— Written task —
Repeat exactly the lines from the start of the entries below through the line containing "ax2 = fig.add_axes([0.540, 0.2037, 0.326, 0.730])". Omit the rest.

==========

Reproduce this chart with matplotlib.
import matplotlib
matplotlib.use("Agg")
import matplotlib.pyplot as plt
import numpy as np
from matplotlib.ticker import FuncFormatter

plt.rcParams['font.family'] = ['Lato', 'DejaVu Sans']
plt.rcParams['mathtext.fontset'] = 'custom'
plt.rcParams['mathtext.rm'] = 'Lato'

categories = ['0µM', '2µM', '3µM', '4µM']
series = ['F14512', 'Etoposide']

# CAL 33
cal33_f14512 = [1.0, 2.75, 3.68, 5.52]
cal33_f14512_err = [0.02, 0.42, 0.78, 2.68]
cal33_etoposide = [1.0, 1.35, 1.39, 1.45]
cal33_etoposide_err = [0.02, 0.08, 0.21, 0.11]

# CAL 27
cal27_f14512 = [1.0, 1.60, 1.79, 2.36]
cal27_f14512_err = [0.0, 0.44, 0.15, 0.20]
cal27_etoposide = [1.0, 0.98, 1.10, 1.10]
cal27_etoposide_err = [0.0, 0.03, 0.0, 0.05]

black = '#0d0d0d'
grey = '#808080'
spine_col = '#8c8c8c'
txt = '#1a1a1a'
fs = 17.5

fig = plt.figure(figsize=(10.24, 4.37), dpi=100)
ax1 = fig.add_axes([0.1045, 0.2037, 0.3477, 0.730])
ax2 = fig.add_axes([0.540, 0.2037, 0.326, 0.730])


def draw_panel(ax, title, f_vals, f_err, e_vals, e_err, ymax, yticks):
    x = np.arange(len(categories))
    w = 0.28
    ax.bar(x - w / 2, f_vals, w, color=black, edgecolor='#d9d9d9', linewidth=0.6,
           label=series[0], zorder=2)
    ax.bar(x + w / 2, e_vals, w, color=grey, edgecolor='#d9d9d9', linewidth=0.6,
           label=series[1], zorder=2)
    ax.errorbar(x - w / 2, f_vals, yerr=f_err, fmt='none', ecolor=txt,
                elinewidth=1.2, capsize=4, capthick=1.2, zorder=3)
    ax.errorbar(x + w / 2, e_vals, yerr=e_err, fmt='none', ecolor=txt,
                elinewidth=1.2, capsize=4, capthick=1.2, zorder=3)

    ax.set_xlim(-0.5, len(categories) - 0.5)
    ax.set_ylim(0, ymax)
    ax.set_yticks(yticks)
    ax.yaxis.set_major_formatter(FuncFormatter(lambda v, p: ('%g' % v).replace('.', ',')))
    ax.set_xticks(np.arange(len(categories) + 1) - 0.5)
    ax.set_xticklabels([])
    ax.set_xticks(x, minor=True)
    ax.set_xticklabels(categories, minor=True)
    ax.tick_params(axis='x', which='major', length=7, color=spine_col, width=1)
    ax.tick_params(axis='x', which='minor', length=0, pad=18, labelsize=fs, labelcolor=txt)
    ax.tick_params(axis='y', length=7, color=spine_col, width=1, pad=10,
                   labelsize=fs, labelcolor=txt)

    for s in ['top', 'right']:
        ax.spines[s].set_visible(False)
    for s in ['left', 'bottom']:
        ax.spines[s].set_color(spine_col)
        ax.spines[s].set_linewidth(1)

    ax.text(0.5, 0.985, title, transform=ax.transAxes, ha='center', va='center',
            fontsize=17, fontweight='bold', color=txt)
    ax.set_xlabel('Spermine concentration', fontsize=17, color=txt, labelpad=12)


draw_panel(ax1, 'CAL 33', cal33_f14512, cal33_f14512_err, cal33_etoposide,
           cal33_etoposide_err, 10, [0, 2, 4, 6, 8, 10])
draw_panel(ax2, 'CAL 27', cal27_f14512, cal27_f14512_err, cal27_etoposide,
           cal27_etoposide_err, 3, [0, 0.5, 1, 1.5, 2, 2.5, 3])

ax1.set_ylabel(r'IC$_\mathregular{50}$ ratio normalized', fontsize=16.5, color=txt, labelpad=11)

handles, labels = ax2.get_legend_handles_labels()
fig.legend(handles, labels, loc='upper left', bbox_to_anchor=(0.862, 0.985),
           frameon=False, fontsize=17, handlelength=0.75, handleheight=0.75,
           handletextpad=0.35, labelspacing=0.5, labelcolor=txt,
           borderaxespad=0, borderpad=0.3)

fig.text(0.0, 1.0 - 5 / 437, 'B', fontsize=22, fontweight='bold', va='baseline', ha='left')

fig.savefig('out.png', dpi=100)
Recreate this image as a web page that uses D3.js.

==========

— The response —
Reproduce this chart with matplotlib.
import matplotlib
matplotlib.use("Agg")
import matplotlib.pyplot as plt
import numpy as np
from matplotlib.ticker import FuncFormatter

plt.rcParams['font.family'] = ['Lato', 'DejaVu Sans']
plt.rcParams['mathtext.fontset'] = 'custom'
plt.rcParams['mathtext.rm'] = 'Lato'

categories = ['0µM', '2µM', '3µM', '4µM']
series = ['F14512', 'Etoposide']

# CAL 33
cal33_f14512 = [1.0, 2.75, 3.68, 5.52]
cal33_f14512_err = [0.02, 0.42, 0.78, 2.68]
cal33_etoposide = [1.0, 1.35, 1.39, 1.45]
cal33_etoposide_err = [0.02, 0.08, 0.21, 0.11]

# CAL 27
cal27_f14512 = [1.0, 1.60, 1.79, 2.36]
cal27_f14512_err = [0.0, 0.44, 0.15, 0.20]
cal27_etoposide = [1.0, 0.98, 1.10, 1.10]
cal27_etoposide_err = [0.0, 0.03, 0.0, 0.05]

black = '#0d0d0d'
grey = '#808080'
spine_col = '#8c8c8c'
txt = '#1a1a1a'
fs = 17.5

fig = plt.figure(figsize=(10.24, 4.37), dpi=100)
ax1 = fig.add_axes([0.1045, 0.2037, 0.3477, 0.730])
ax2 = fig.add_axes([0.540, 0.2037, 0.326, 0.730])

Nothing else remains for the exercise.